> **Material provided**:
* Start *

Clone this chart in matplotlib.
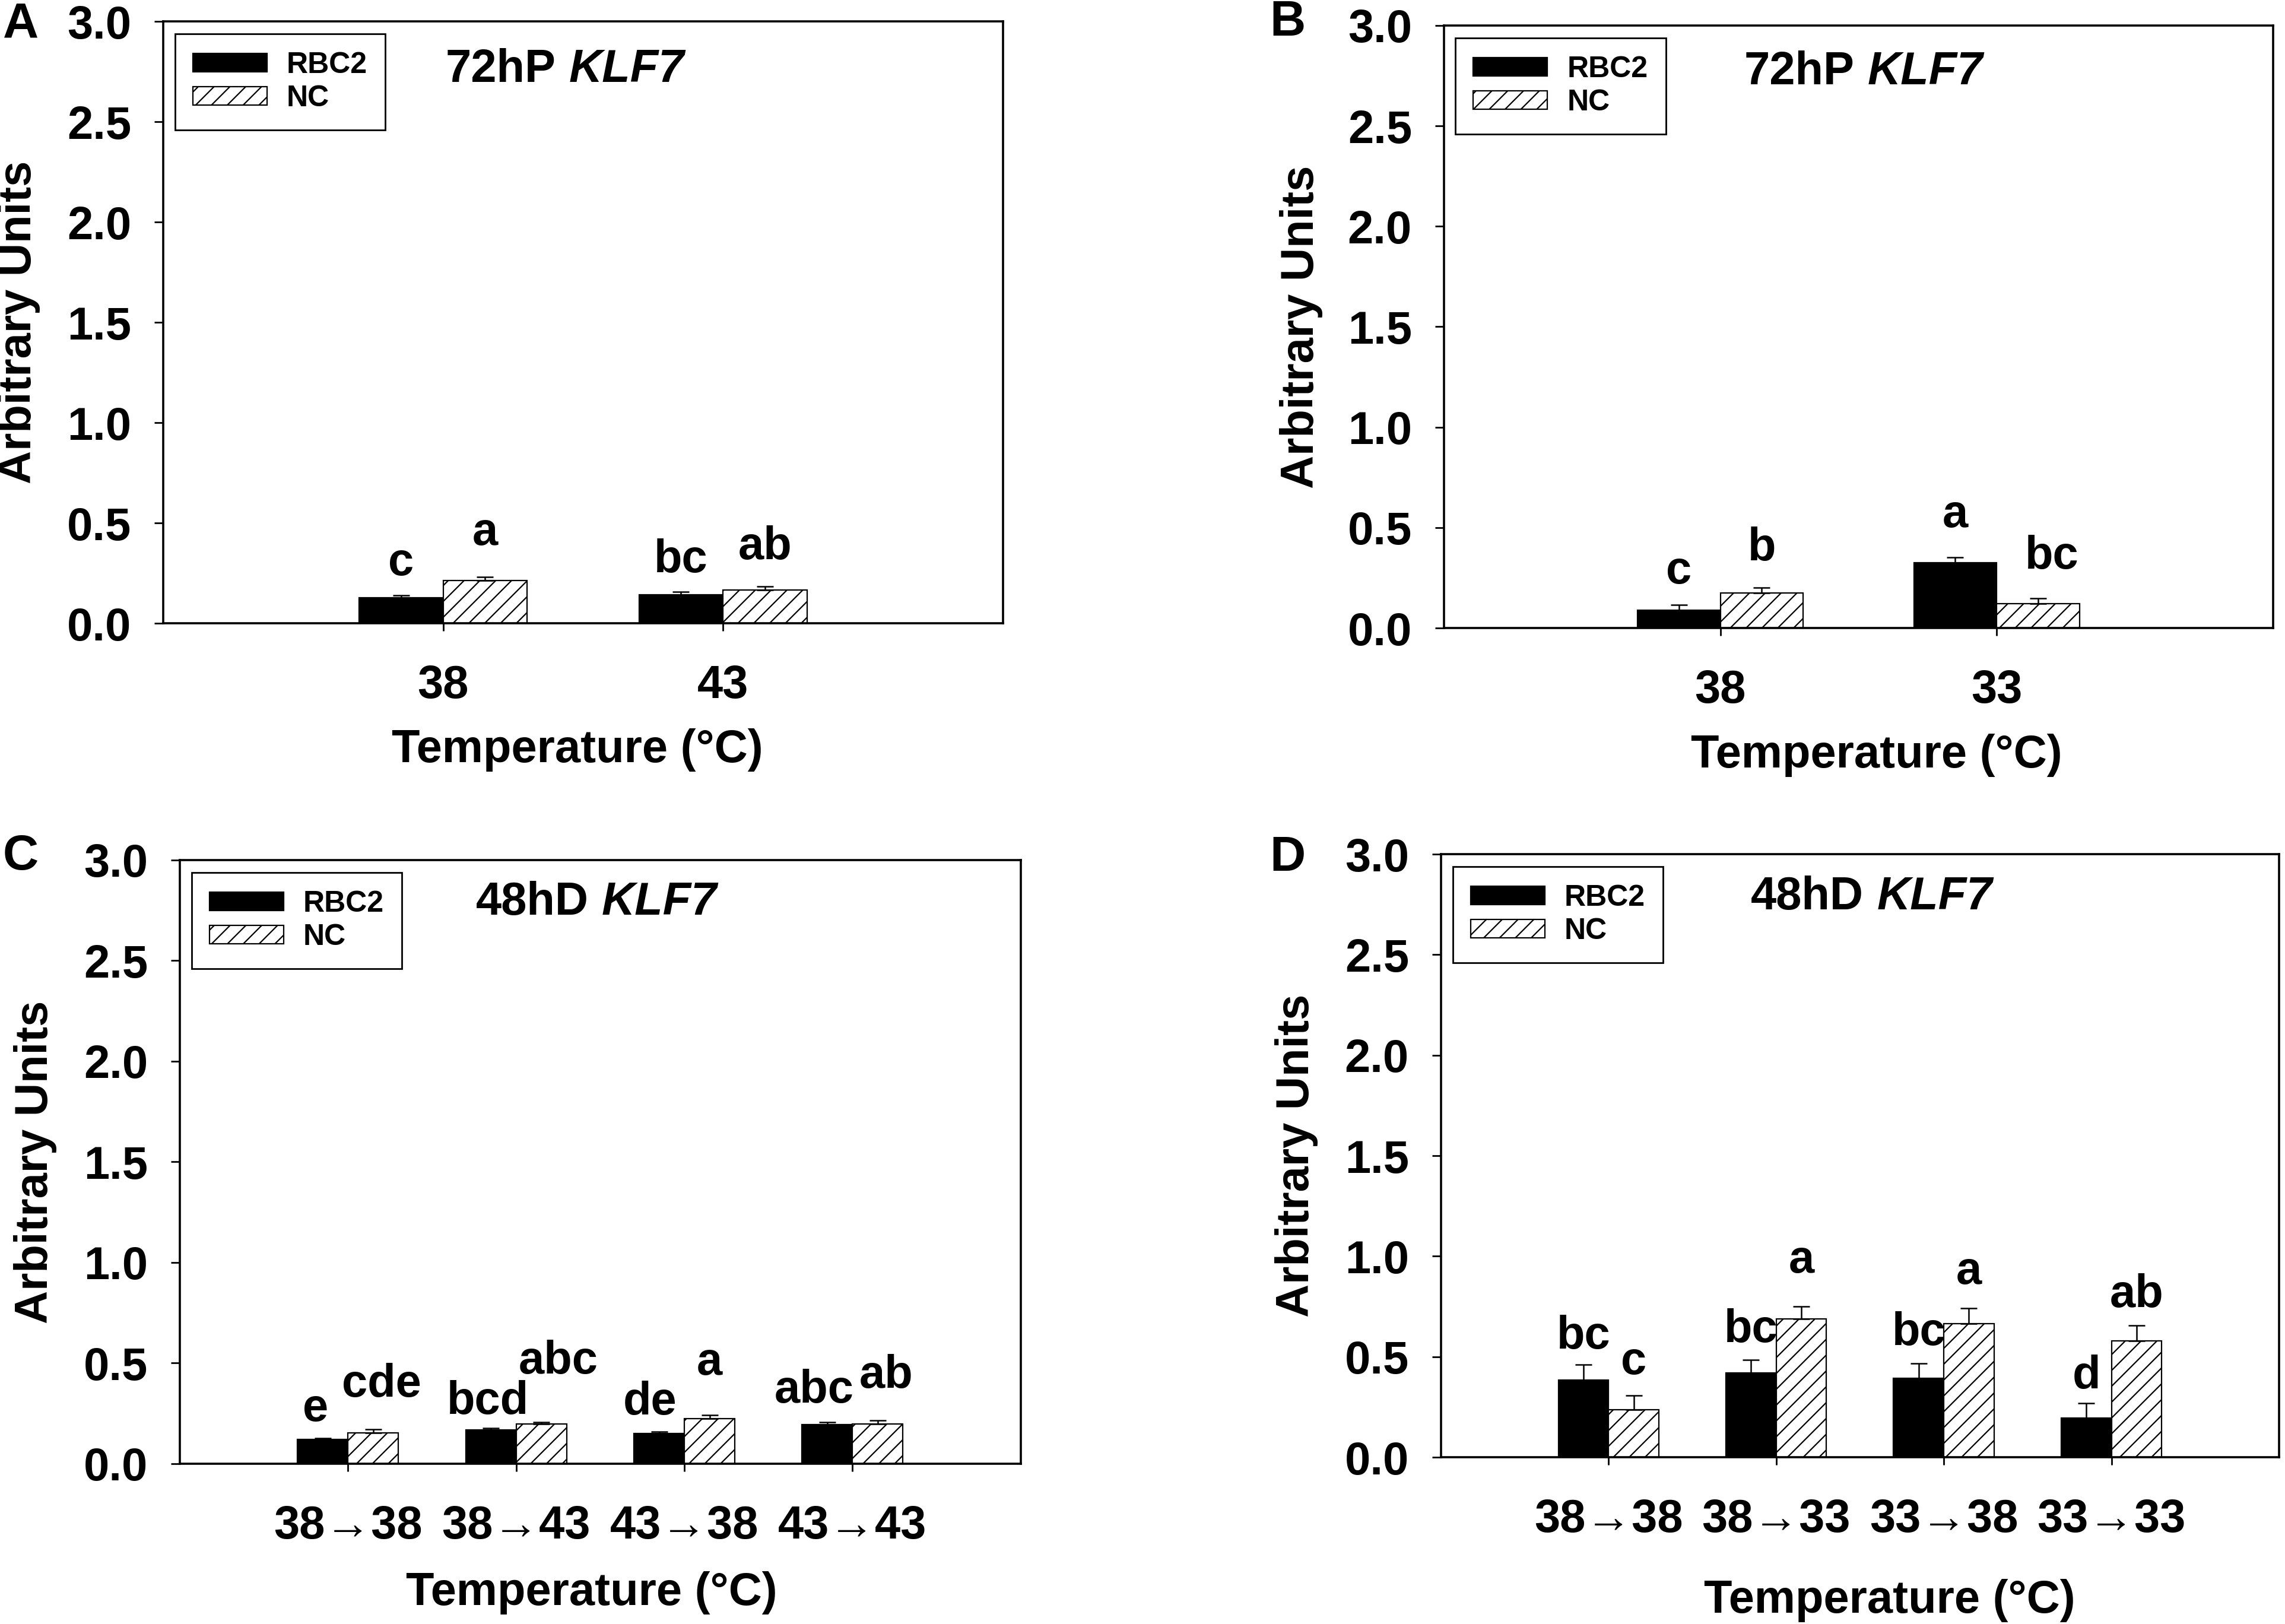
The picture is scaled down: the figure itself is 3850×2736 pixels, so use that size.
import matplotlib
matplotlib.use("Agg")
import matplotlib.pyplot as plt
import numpy as np

plt.rcParams['font.family'] = ['Liberation Sans', 'DejaVu Sans']
plt.rcParams['font.weight'] = 'bold'

# ---- data ----
temps_a = ["38", "43"]
rbc2_a = [0.128, 0.143]
rbc2_a_err = [0.010, 0.015]
nc_a = [0.214, 0.166]
nc_a_err = [0.016, 0.018]
letters_rbc2_a = ["c", "bc"]
letters_nc_a = ["a", "ab"]

temps_b = ["38", "33"]
rbc2_b = [0.089, 0.324]
rbc2_b_err = [0.026, 0.028]
nc_b = [0.174, 0.120]
nc_b_err = [0.026, 0.028]
letters_rbc2_b = ["c", "a"]
letters_nc_b = ["b", "bc"]

temps_c = ["38\u219238", "38\u219243", "43\u219238", "43\u219243"]
rbc2_c = [0.121, 0.169, 0.149, 0.195]
rbc2_c_err = [0.005, 0.008, 0.010, 0.012]
nc_c = [0.154, 0.197, 0.225, 0.197]
nc_c_err = [0.018, 0.008, 0.018, 0.018]
letters_rbc2_c = ["e", "bcd", "de", "abc"]
letters_nc_c = ["cde", "abc", "a", "ab"]

temps_d = ["38\u219238", "38\u219233", "33\u219238", "33\u219233"]
rbc2_d = [0.384, 0.420, 0.394, 0.195]
rbc2_d_err = [0.078, 0.065, 0.074, 0.075]
nc_d = [0.235, 0.687, 0.665, 0.579]
nc_d_err = [0.071, 0.063, 0.075, 0.078]
letters_rbc2_d = ["bc", "bc", "bc", "d"]
letters_nc_d = ["c", "a", "a", "ab"]

# ---- layout (letter baseline lift above error bar, x nudges) ----
panels = [
    dict(tag="A", rect=[0.0714, 0.6162, 0.3675, 0.3706], title="72hP", temps=temps_a,
         rbc2=rbc2_a, rbc2_err=rbc2_a_err, nc=nc_a, nc_err=nc_a_err,
         lr=letters_rbc2_a, ln=letters_nc_a,
         lift_r=[0.103, 0.097], lift_n=[0.161, 0.137],
         dx_r=[0, 0], dx_n=[0, 0],
         title_xy=(0.336, 0.92), xlab=(0.493, -0.21), tag_xy=(0.009, 0.985)),
    dict(tag="B", rect=[0.6319, 0.6133, 0.3629, 0.3710], title="72hP", temps=temps_b,
         rbc2=rbc2_b, rbc2_err=rbc2_b_err, nc=nc_b, nc_err=nc_b_err,
         lr=letters_rbc2_b, ln=letters_nc_b,
         lift_r=[0.106, 0.151], lift_n=[0.137, 0.147],
         dx_r=[0, 0], dx_n=[0, 0.05],
         title_xy=(0.362, 0.923), xlab=(0.522, -0.211), tag_xy=(0.5636, 0.986)),
    dict(tag="C", rect=[0.0787, 0.0987, 0.3680, 0.3717], title="48hD", temps=temps_c,
         rbc2=rbc2_c, rbc2_err=rbc2_c_err, nc=nc_c, nc_err=nc_c_err,
         lr=letters_rbc2_c, ln=letters_nc_c,
         lift_r=[0.085, 0.070, 0.087, 0.097], lift_n=[0.162, 0.242, 0.200, 0.162],
         dx_r=[-0.045, -0.02, -0.055, -0.08], dx_n=[0.05, 0.10, 0.0, 0.05],
         title_xy=(0.352, 0.93), xlab=(0.49, -0.214), tag_xy=(0.009, 0.4726)),
    dict(tag="D", rect=[0.6306, 0.1027, 0.3668, 0.3713], title="48hD", temps=temps_d,
         rbc2=rbc2_d, rbc2_err=rbc2_d_err, nc=nc_d, nc_err=nc_d_err,
         lr=letters_rbc2_d, ln=letters_nc_d,
         lift_r=[0.077, 0.087, 0.091, 0.074], lift_n=[0.108, 0.169, 0.121, 0.091],
         dx_r=[0, 0, 0, 0], dx_n=[0, 0, 0, 0],
         title_xy=(0.37, 0.929), xlab=(0.535, -0.238), tag_xy=(0.5636, 0.4719)),
]

# dpi 160 so that the '//' hatch spacing matches the original
DPI = 160
k = 200 / DPI
FS = 28 * k
plt.rcParams['hatch.linewidth'] = 0.8 * k

fig = plt.figure(figsize=(3850 / DPI, 2736 / DPI), dpi=DPI)
w = 0.3

for p in panels:
    ax = fig.add_axes(p["rect"])
    n = len(p["temps"])
    x = np.arange(1, n + 1)
    rbc2 = np.array(p["rbc2"])
    nc = np.array(p["nc"])
    b1 = ax.bar(x - w / 2, rbc2, w, color='black', edgecolor='black', linewidth=0.8 * k,
                label='RBC2', zorder=2)
    b2 = ax.bar(x + w / 2, nc, w, color='white', edgecolor='black', linewidth=0.8 * k,
                hatch='//', label='NC', zorder=2)
    ax.errorbar(x - w / 2, rbc2, yerr=[np.zeros(n), p["rbc2_err"]], fmt='none',
                ecolor='black', elinewidth=0.9 * k, capsize=5.2 * k, capthick=0.9 * k, zorder=3)
    ax.errorbar(x + w / 2, nc, yerr=[np.zeros(n), p["nc_err"]], fmt='none',
                ecolor='black', elinewidth=0.9 * k, capsize=5.2 * k, capthick=0.9 * k, zorder=3)

    for i in range(n):
        ax.text(x[i] - w / 2 + p["dx_r"][i], rbc2[i] + p["rbc2_err"][i] + p["lift_r"][i],
                p["lr"][i], ha='center', va='baseline', fontsize=FS, fontweight='bold')
        ax.text(x[i] + w / 2 + p["dx_n"][i], nc[i] + p["nc_err"][i] + p["lift_n"][i],
                p["ln"][i], ha='center', va='baseline', fontsize=FS, fontweight='bold')

    ax.set_xlim(0, n + 1)
    ax.set_ylim(0, 3.0)
    ax.set_yticks(np.arange(0, 3.01, 0.5))
    ax.set_yticklabels([f"{v:.1f}" for v in np.arange(0, 3.01, 0.5)])
    ax.set_xticks(x)
    ax.set_xticklabels(p["temps"])
    ax.tick_params(axis='y', direction='out', length=5.4 * k, width=1.0 * k, pad=14 * k,
                   labelsize=FS)
    ax.tick_params(axis='x', direction='out', length=4.8 * k, width=1.0 * k, pad=20 * k,
                   labelsize=FS)
    for s in ax.spines.values():
        s.set_linewidth(1.3 * k)

    ax.set_ylabel("Arbitrary Units", fontsize=FS, fontweight='bold', va='center')
    ax.yaxis.set_label_coords(-0.172, 0.5)
    ax.set_xlabel("Temperature (\u00b0C)", fontsize=FS, fontweight='bold', va='center')
    ax.xaxis.set_label_coords(p["xlab"][0], p["xlab"][1])

    t1 = ax.text(p["title_xy"][0], p["title_xy"][1], p["title"], transform=ax.transAxes,
                 ha='left', va='center', fontsize=FS, fontweight='bold')
    ax.annotate("KLF7", xy=(1, 0), xycoords=t1, xytext=(8 * k, 0), textcoords='offset points',
                ha='left', va='bottom', fontsize=FS, fontweight='bold', fontstyle='italic')

    leg = ax.legend(handles=[b1, b2], loc='upper left', bbox_to_anchor=(0.014, 0.979),
                    borderaxespad=0, fontsize=18 * k, frameon=True, fancybox=False,
                    edgecolor='black', framealpha=1, handlelength=2.5, handleheight=0.58,
                    labelspacing=0.2, borderpad=0.6, handletextpad=0.66)
    leg.get_frame().set_linewidth(1.0 * k)

    fig.text(p["tag_xy"][0], p["tag_xy"][1], p["tag"], ha='center', va='center',
             fontsize=30 * k, fontweight='bold')

fig.savefig("out.png", dpi=DPI)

* End *

> **What the task asks**: Find all lines holding the string "matplotlib" and copy them.

> **Solution for this task**:
Clone this chart in matplotlib.
import matplotlib
matplotlib.use("Agg")
import matplotlib.pyplot as plt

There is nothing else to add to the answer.